Leave out the pictures and copy everything else in the entries exactly.

(Records with drawing code)
- - - - - - -

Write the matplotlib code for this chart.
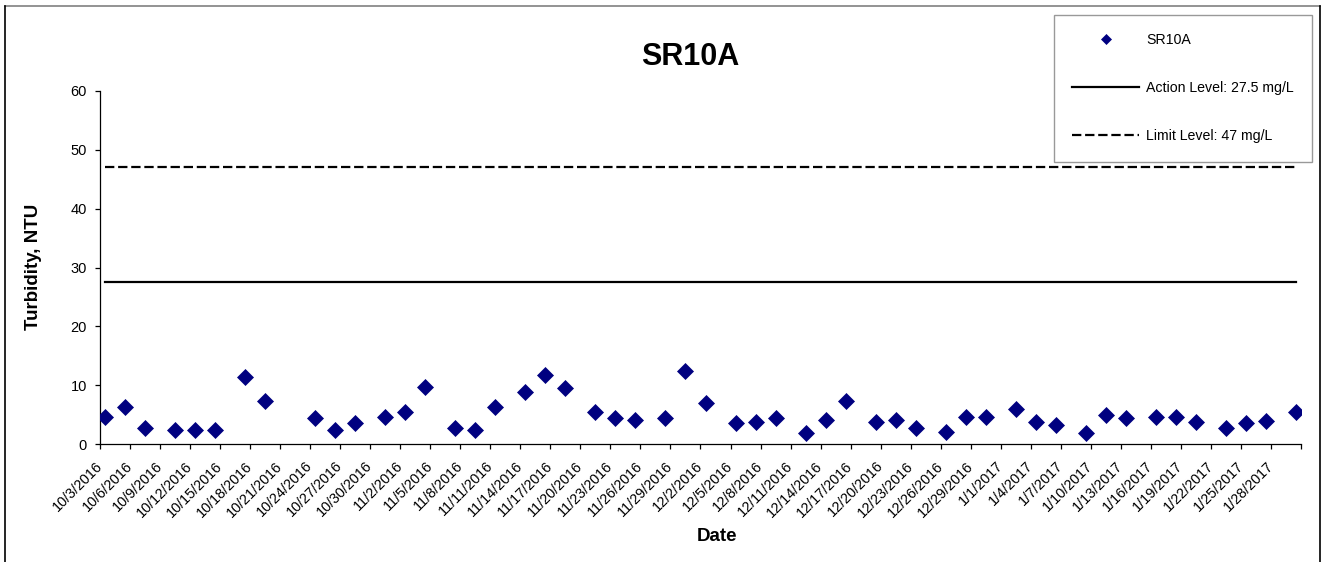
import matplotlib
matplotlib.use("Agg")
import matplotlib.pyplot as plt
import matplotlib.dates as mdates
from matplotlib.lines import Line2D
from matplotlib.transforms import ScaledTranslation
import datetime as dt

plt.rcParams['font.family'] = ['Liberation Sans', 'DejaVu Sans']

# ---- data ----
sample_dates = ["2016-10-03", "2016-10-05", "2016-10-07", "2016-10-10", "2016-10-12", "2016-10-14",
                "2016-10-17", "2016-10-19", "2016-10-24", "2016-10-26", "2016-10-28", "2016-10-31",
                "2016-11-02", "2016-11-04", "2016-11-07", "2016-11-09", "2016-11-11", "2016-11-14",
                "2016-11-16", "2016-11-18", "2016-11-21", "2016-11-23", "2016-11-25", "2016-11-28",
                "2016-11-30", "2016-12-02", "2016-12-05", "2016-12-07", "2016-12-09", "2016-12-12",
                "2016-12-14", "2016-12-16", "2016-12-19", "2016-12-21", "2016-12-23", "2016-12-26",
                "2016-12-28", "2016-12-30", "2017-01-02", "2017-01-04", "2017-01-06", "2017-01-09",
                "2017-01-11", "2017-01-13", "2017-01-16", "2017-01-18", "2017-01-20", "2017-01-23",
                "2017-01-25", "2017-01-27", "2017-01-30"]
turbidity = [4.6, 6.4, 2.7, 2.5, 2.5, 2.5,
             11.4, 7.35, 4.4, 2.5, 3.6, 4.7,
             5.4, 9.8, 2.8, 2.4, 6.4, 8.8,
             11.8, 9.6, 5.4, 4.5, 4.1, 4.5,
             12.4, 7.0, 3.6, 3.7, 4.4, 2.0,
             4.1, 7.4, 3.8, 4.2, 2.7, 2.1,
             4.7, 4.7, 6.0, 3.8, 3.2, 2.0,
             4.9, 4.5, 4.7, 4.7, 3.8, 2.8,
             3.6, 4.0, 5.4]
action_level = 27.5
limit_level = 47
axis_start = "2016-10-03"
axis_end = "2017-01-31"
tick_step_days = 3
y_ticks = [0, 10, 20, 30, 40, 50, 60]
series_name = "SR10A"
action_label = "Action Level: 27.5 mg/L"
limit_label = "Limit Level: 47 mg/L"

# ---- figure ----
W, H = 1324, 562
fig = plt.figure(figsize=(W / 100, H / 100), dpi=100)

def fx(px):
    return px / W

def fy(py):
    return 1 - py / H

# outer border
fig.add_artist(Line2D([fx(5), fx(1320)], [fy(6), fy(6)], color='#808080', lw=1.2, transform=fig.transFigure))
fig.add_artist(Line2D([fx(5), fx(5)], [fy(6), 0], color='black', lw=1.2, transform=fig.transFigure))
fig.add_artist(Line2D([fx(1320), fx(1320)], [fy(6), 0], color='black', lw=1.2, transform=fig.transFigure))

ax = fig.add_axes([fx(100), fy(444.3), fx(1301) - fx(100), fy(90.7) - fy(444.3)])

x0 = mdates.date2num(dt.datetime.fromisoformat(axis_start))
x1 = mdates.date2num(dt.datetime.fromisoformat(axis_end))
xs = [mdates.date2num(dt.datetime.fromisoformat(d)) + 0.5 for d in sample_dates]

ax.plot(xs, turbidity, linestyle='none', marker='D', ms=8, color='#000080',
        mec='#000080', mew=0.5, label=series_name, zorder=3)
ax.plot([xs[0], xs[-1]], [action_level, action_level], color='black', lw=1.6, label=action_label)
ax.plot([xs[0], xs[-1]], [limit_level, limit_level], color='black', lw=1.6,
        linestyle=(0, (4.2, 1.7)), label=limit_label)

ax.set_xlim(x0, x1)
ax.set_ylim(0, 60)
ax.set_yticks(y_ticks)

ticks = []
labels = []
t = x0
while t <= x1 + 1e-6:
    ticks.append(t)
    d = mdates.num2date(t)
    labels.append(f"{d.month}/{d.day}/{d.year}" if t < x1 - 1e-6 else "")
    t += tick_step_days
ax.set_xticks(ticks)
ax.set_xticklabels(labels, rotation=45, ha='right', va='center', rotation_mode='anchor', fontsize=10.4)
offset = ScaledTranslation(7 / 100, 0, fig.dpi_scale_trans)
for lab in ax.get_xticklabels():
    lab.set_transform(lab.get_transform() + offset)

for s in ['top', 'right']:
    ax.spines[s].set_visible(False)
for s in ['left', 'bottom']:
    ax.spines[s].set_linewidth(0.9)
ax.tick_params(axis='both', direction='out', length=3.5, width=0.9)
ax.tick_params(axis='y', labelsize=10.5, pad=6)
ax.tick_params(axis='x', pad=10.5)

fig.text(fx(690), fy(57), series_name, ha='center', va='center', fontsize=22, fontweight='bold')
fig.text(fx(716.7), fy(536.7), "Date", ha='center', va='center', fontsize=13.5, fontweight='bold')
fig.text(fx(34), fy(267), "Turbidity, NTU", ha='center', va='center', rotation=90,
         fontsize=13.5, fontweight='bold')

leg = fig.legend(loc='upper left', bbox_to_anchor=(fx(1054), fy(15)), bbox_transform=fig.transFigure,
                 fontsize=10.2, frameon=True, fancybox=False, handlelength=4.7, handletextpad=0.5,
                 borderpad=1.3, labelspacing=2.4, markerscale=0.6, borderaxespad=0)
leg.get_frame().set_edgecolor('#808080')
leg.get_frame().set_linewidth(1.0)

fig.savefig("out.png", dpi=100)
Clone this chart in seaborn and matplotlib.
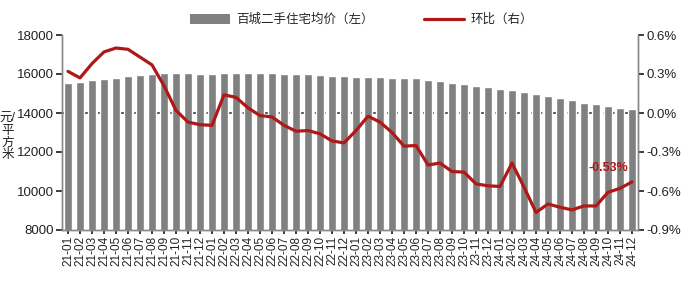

- - - - - - -

■ The result
Write the matplotlib code for this chart.
import matplotlib
matplotlib.use("Agg")
import matplotlib.pyplot as plt
import matplotlib.dates as mdates
from matplotlib.lines import Line2D
from matplotlib.transforms import ScaledTranslation
import datetime as dt

plt.rcParams['font.family'] = ['Liberation Sans', 'DejaVu Sans']

# ---- data ----
sample_dates = ["2016-10-03", "2016-10-05", "2016-10-07", "2016-10-10", "2016-10-12", "2016-10-14",
                "2016-10-17", "2016-10-19", "2016-10-24", "2016-10-26", "2016-10-28", "2016-10-31",
                "2016-11-02", "2016-11-04", "2016-11-07", "2016-11-09", "2016-11-11", "2016-11-14",
                "2016-11-16", "2016-11-18", "2016-11-21", "2016-11-23", "2016-11-25", "2016-11-28",
                "2016-11-30", "2016-12-02", "2016-12-05", "2016-12-07", "2016-12-09", "2016-12-12",
                "2016-12-14", "2016-12-16", "2016-12-19", "2016-12-21", "2016-12-23", "2016-12-26",
                "2016-12-28", "2016-12-30", "2017-01-02", "2017-01-04", "2017-01-06", "2017-01-09",
                "2017-01-11", "2017-01-13", "2017-01-16", "2017-01-18", "2017-01-20", "2017-01-23",
                "2017-01-25", "2017-01-27", "2017-01-30"]
turbidity = [4.6, 6.4, 2.7, 2.5, 2.5, 2.5,
             11.4, 7.35, 4.4, 2.5, 3.6, 4.7,
             5.4, 9.8, 2.8, 2.4, 6.4, 8.8,
             11.8, 9.6, 5.4, 4.5, 4.1, 4.5,
             12.4, 7.0, 3.6, 3.7, 4.4, 2.0,
             4.1, 7.4, 3.8, 4.2, 2.7, 2.1,
             4.7, 4.7, 6.0, 3.8, 3.2, 2.0,
             4.9, 4.5, 4.7, 4.7, 3.8, 2.8,
             3.6, 4.0, 5.4]
action_level = 27.5
limit_level = 47
axis_start = "2016-10-03"
axis_end = "2017-01-31"
tick_step_days = 3
y_ticks = [0, 10, 20, 30, 40, 50, 60]
series_name = "SR10A"
action_label = "Action Level: 27.5 mg/L"
limit_label = "Limit Level: 47 mg/L"

# ---- figure ----
W, H = 1324, 562
fig = plt.figure(figsize=(W / 100, H / 100), dpi=100)

def fx(px):
    return px / W

def fy(py):
    return 1 - py / H

# outer border
fig.add_artist(Line2D([fx(5), fx(1320)], [fy(6), fy(6)], color='#808080', lw=1.2, transform=fig.transFigure))
fig.add_artist(Line2D([fx(5), fx(5)], [fy(6), 0], color='black', lw=1.2, transform=fig.transFigure))
fig.add_artist(Line2D([fx(1320), fx(1320)], [fy(6), 0], color='black', lw=1.2, transform=fig.transFigure))

ax = fig.add_axes([fx(100), fy(444.3), fx(1301) - fx(100), fy(90.7) - fy(444.3)])

x0 = mdates.date2num(dt.datetime.fromisoformat(axis_start))
x1 = mdates.date2num(dt.datetime.fromisoformat(axis_end))
xs = [mdates.date2num(dt.datetime.fromisoformat(d)) + 0.5 for d in sample_dates]

ax.plot(xs, turbidity, linestyle='none', marker='D', ms=8, color='#000080',
        mec='#000080', mew=0.5, label=series_name, zorder=3)
ax.plot([xs[0], xs[-1]], [action_level, action_level], color='black', lw=1.6, label=action_label)
ax.plot([xs[0], xs[-1]], [limit_level, limit_level], color='black', lw=1.6,
        linestyle=(0, (4.2, 1.7)), label=limit_label)

ax.set_xlim(x0, x1)
ax.set_ylim(0, 60)
ax.set_yticks(y_ticks)

ticks = []
labels = []
t = x0
while t <= x1 + 1e-6:
    ticks.append(t)
    d = mdates.num2date(t)
    labels.append(f"{d.month}/{d.day}/{d.year}" if t < x1 - 1e-6 else "")
    t += tick_step_days
ax.set_xticks(ticks)
ax.set_xticklabels(labels, rotation=45, ha='right', va='center', rotation_mode='anchor', fontsize=10.4)
offset = ScaledTranslation(7 / 100, 0, fig.dpi_scale_trans)
for lab in ax.get_xticklabels():
    lab.set_transform(lab.get_transform() + offset)

for s in ['top', 'right']:
    ax.spines[s].set_visible(False)
for s in ['left', 'bottom']:
    ax.spines[s].set_linewidth(0.9)
ax.tick_params(axis='both', direction='out', length=3.5, width=0.9)
ax.tick_params(axis='y', labelsize=10.5, pad=6)
ax.tick_params(axis='x', pad=10.5)

fig.text(fx(690), fy(57), series_name, ha='center', va='center', fontsize=22, fontweight='bold')
fig.text(fx(716.7), fy(536.7), "Date", ha='center', va='center', fontsize=13.5, fontweight='bold')
fig.text(fx(34), fy(267), "Turbidity, NTU", ha='center', va='center', rotation=90,
         fontsize=13.5, fontweight='bold')

leg = fig.legend(loc='upper left', bbox_to_anchor=(fx(1054), fy(15)), bbox_transform=fig.transFigure,
                 fontsize=10.2, frameon=True, fancybox=False, handlelength=4.7, handletextpad=0.5,
                 borderpad=1.3, labelspacing=2.4, markerscale=0.6, borderaxespad=0)
leg.get_frame().set_edgecolor('#808080')
leg.get_frame().set_linewidth(1.0)

fig.savefig("out.png", dpi=100)
Clone this chart in seaborn and matplotlib.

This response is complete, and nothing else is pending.